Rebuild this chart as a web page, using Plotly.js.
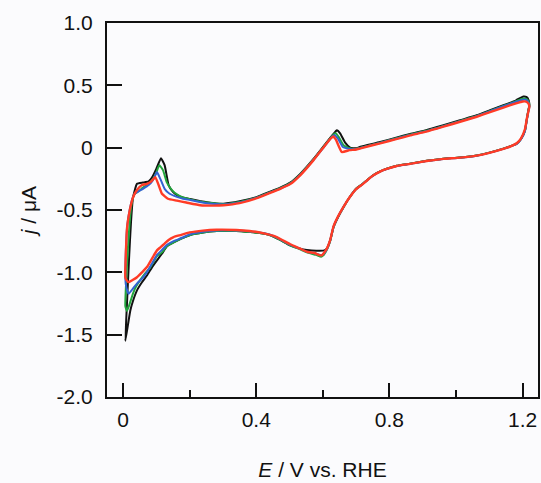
<!DOCTYPE html>
<html>
<head>
<meta charset="utf-8">
<script src="https://cdn.plot.ly/plotly-3.0.1.min.js"></script>
<style>html,body{margin:0;padding:0;background:#fbfbfd;}#chart{width:541px;height:483px;}</style>
</head>
<body>
<div id="chart"></div>
<script>
// Tick labels
const xTickVals = [0, 0.4, 0.8, 1.2];
const xTickText = ['0', '0.4', '0.8', '1.2'];
const yTickVals = [-2, -1.5, -1, -0.5, 0, 0.5, 1];
const yTickText = ['-2.0', '-1.5', '-1.0', '-0.5', '0', '0.5', '1.0'];

// Black curve
const blackE = [0.007,0.012,0.018,0.024,0.03,0.042,0.06,0.077,0.087,0.1,0.114,0.125,0.137,0.15,0.162,0.18,0.202,0.23,0.252,0.28,0.302,0.35,0.402,0.44,0.472,0.502,0.532,0.572,0.612,0.632,0.642,0.652,0.667,0.682,0.70,0.713,0.772,0.82,0.862,0.91,0.962,1.012,1.062,1.102,1.142,1.18,1.202,1.212,1.218,1.22,1.217,1.212,1.207,1.195,1.182,1.162,1.142,1.1,1.062,1.012,0.962,0.912,0.862,0.822,0.792,0.772,0.752,0.735,0.72,0.70,0.68,0.662,0.645,0.632,0.622,0.612,0.605,0.58,0.552,0.532,0.502,0.472,0.44,0.41,0.382,0.34,0.282,0.24,0.202,0.175,0.152,0.132,0.117,0.102,0.087,0.072,0.057,0.042,0.03,0.022,0.015,0.007];
const blackJ = [-1.55,-1.25,-0.9,-0.6,-0.4,-0.29,-0.28,-0.27,-0.24,-0.17,-0.085,-0.14,-0.3,-0.355,-0.38,-0.4,-0.412,-0.428,-0.437,-0.447,-0.449,-0.43,-0.395,-0.355,-0.32,-0.28,-0.21,-0.09,0.045,0.11,0.139,0.115,0.04,0.0,-0.005,0.008,0.045,0.08,0.11,0.14,0.18,0.22,0.26,0.3,0.34,0.38,0.41,0.405,0.38,0.34,0.3,0.22,0.139,0.07,0.032,0.01,-0.008,-0.04,-0.062,-0.078,-0.088,-0.105,-0.128,-0.145,-0.169,-0.19,-0.22,-0.255,-0.29,-0.33,-0.40,-0.477,-0.56,-0.637,-0.744,-0.81,-0.824,-0.826,-0.82,-0.81,-0.784,-0.74,-0.70,-0.685,-0.677,-0.668,-0.669,-0.68,-0.70,-0.73,-0.76,-0.79,-0.85,-0.904,-0.96,-1.025,-1.08,-1.145,-1.23,-1.306,-1.42,-1.55];

// Green curve
const greenE = [0.007,0.01,0.015,0.02,0.026,0.035,0.047,0.06,0.077,0.09,0.1,0.109,0.12,0.132,0.147,0.162,0.18,0.202,0.23,0.252,0.28,0.302,0.35,0.402,0.44,0.472,0.502,0.532,0.572,0.612,0.63,0.638,0.648,0.662,0.68,0.70,0.713,0.772,0.82,0.862,0.91,0.962,1.012,1.062,1.102,1.142,1.18,1.202,1.212,1.218,1.22,1.217,1.212,1.207,1.195,1.182,1.162,1.142,1.1,1.062,1.012,0.962,0.912,0.862,0.822,0.792,0.772,0.752,0.735,0.72,0.70,0.68,0.662,0.645,0.632,0.622,0.612,0.603,0.595,0.58,0.552,0.532,0.502,0.472,0.44,0.41,0.382,0.34,0.282,0.24,0.202,0.175,0.152,0.132,0.117,0.102,0.082,0.066,0.052,0.04,0.03,0.018,0.012,0.007];
const greenJ = [-1.27,-1.05,-0.8,-0.6,-0.45,-0.37,-0.35,-0.32,-0.29,-0.25,-0.2,-0.14,-0.18,-0.28,-0.34,-0.375,-0.4,-0.415,-0.432,-0.44,-0.448,-0.452,-0.435,-0.4,-0.36,-0.325,-0.285,-0.215,-0.095,0.04,0.1,0.115,0.085,0.02,-0.005,-0.01,0.0,0.04,0.075,0.105,0.135,0.175,0.215,0.255,0.295,0.335,0.372,0.395,0.39,0.37,0.33,0.3,0.22,0.139,0.07,0.032,0.01,-0.008,-0.04,-0.062,-0.078,-0.088,-0.105,-0.128,-0.145,-0.169,-0.19,-0.22,-0.255,-0.29,-0.33,-0.40,-0.477,-0.56,-0.64,-0.75,-0.82,-0.86,-0.875,-0.86,-0.84,-0.815,-0.785,-0.74,-0.70,-0.685,-0.677,-0.668,-0.669,-0.68,-0.70,-0.73,-0.76,-0.79,-0.84,-0.87,-0.96,-1.01,-1.06,-1.11,-1.17,-1.27,-1.31,-1.27];

// Blue curve
const blueE = [0.007,0.009,0.013,0.02,0.027,0.035,0.047,0.06,0.077,0.09,0.102,0.112,0.125,0.14,0.162,0.18,0.202,0.23,0.252,0.28,0.302,0.35,0.402,0.44,0.472,0.502,0.532,0.572,0.612,0.628,0.636,0.646,0.66,0.68,0.70,0.713,0.772,0.82,0.862,0.91,0.962,1.012,1.062,1.102,1.142,1.18,1.202,1.212,1.218,1.22,1.217,1.212,1.207,1.195,1.182,1.162,1.142,1.1,1.062,1.012,0.962,0.912,0.862,0.822,0.792,0.772,0.752,0.735,0.72,0.70,0.68,0.662,0.645,0.632,0.622,0.612,0.603,0.595,0.58,0.552,0.532,0.502,0.472,0.44,0.41,0.382,0.34,0.282,0.24,0.202,0.175,0.152,0.132,0.117,0.102,0.087,0.072,0.057,0.042,0.03,0.017,0.01,0.007];
const blueJ = [-1.05,-0.8,-0.62,-0.5,-0.42,-0.37,-0.35,-0.33,-0.3,-0.26,-0.196,-0.25,-0.33,-0.37,-0.395,-0.41,-0.42,-0.435,-0.445,-0.452,-0.455,-0.44,-0.402,-0.362,-0.328,-0.288,-0.218,-0.098,0.035,0.09,0.1,0.07,0.005,-0.01,-0.012,-0.002,0.038,0.072,0.102,0.132,0.172,0.212,0.252,0.292,0.332,0.368,0.385,0.382,0.36,0.325,0.29,0.215,0.135,0.068,0.03,0.008,-0.01,-0.042,-0.064,-0.08,-0.09,-0.107,-0.13,-0.147,-0.171,-0.192,-0.222,-0.257,-0.292,-0.332,-0.40,-0.475,-0.558,-0.635,-0.745,-0.815,-0.85,-0.862,-0.85,-0.835,-0.81,-0.78,-0.735,-0.697,-0.68,-0.672,-0.664,-0.664,-0.675,-0.695,-0.725,-0.75,-0.78,-0.82,-0.86,-0.93,-0.998,-1.05,-1.09,-1.13,-1.172,-1.12,-1.05];

// Red curve
const redE = [0.007,0.009,0.012,0.017,0.022,0.03,0.042,0.057,0.072,0.085,0.097,0.107,0.117,0.135,0.162,0.19,0.232,0.272,0.302,0.35,0.402,0.44,0.472,0.502,0.532,0.572,0.61,0.624,0.632,0.64,0.657,0.68,0.70,0.713,0.772,0.82,0.862,0.91,0.962,1.012,1.062,1.102,1.142,1.18,1.2,1.21,1.217,1.22,1.218,1.213,1.207,1.195,1.182,1.162,1.142,1.1,1.062,1.012,0.962,0.912,0.862,0.822,0.792,0.772,0.752,0.735,0.72,0.70,0.68,0.662,0.645,0.632,0.622,0.612,0.603,0.597,0.588,0.575,0.552,0.532,0.502,0.46,0.42,0.38,0.34,0.28,0.24,0.2,0.175,0.152,0.137,0.125,0.112,0.102,0.087,0.072,0.057,0.042,0.03,0.017,0.01,0.007];
const redJ = [-1.04,-0.82,-0.65,-0.55,-0.48,-0.4,-0.34,-0.3,-0.29,-0.27,-0.236,-0.3,-0.37,-0.41,-0.425,-0.44,-0.462,-0.465,-0.462,-0.445,-0.405,-0.365,-0.33,-0.292,-0.222,-0.1,0.03,0.075,0.09,0.06,-0.035,-0.02,-0.015,-0.005,0.035,0.068,0.098,0.128,0.168,0.208,0.248,0.285,0.322,0.355,0.37,0.37,0.355,0.33,0.3,0.24,0.15,0.075,0.035,0.008,-0.01,-0.042,-0.064,-0.08,-0.09,-0.107,-0.13,-0.147,-0.171,-0.192,-0.222,-0.257,-0.292,-0.332,-0.40,-0.475,-0.555,-0.632,-0.742,-0.81,-0.845,-0.864,-0.86,-0.845,-0.835,-0.81,-0.775,-0.715,-0.685,-0.668,-0.66,-0.658,-0.665,-0.68,-0.7,-0.717,-0.74,-0.77,-0.8,-0.824,-0.89,-0.958,-1.0,-1.039,-1.06,-1.079,-1.06,-1.04];

const FONT = 'Liberation Sans, Arial, sans-serif';
function tr(x, y, color, w) {
  return {x: x, y: y, type: 'scatter', mode: 'lines', line: {color: color, width: w, shape: 'spline', smoothing: 0.4}, hoverinfo: 'skip', showlegend: false};
}
const data = [
  tr(blackE, blackJ, '#111111', 2),
  tr(greenE, greenJ, '#22a53c', 2),
  tr(blueE, blueJ, '#3263d2', 2),
  tr(redE, redJ, '#ff3b26', 2.4)
];
const layout = {
  width: 541, height: 483,
  margin: {l: 107, r: 3, t: 23, b: 86},
  paper_bgcolor: '#fbfbfd', plot_bgcolor: '#fbfbfd',
  font: {family: FONT, size: 21, color: '#111'},
  showlegend: false,
  xaxis: {
    range: [-0.048, 1.246], showgrid: false, zeroline: false,
    showline: true, linecolor: '#111', linewidth: 2, mirror: true,
    ticks: 'inside', ticklen: 14, tickwidth: 2, tickcolor: '#111',
    tickvals: xTickVals, ticktext: xTickText, ticklabelstandoff: 3,
    minor: {tickvals: [0.2, 0.6, 1.0], ticks: 'inside', ticklen: 7, tickwidth: 2, tickcolor: '#111', showgrid: false},
    title: {text: '<i>E</i> / V vs. RHE', font: {size: 21}, standoff: 32}
  },
  yaxis: {
    range: [-2, 1], showgrid: false, zeroline: false,
    showline: true, linecolor: '#111', linewidth: 2, mirror: true,
    ticks: 'inside', ticklen: 15, tickwidth: 2, tickcolor: '#111',
    tickvals: yTickVals, ticktext: yTickText, ticklabelstandoff: 8,
    title: {text: '<i>j</i> / μA', font: {size: 21}, standoff: 14}
  }
};
Plotly.newPlot('chart', data, layout, {displayModeBar: false, staticPlot: true});
</script>
</body>
</html>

::::::::::

_BRIEF:_ Exactly as they appear, print the lines of the listing above from its first line through the line that contains "['-2.0', '-1.5', '-1.0', '-0.5', '0', '0.5', '1.0'];", minus the pictures.

_ANSWER TO THE PROBLEM:_
Rebuild this chart as a web page, using Plotly.js.
<!DOCTYPE html>
<html>
<head>
<meta charset="utf-8">
<script src="https://cdn.plot.ly/plotly-3.0.1.min.js"></script>
<style>html,body{margin:0;padding:0;background:#fbfbfd;}#chart{width:541px;height:483px;}</style>
</head>
<body>
<div id="chart"></div>
<script>
// Tick labels
const xTickVals = [0, 0.4, 0.8, 1.2];
const xTickText = ['0', '0.4', '0.8', '1.2'];
const yTickVals = [-2, -1.5, -1, -0.5, 0, 0.5, 1];
const yTickText = ['-2.0', '-1.5', '-1.0', '-0.5', '0', '0.5', '1.0'];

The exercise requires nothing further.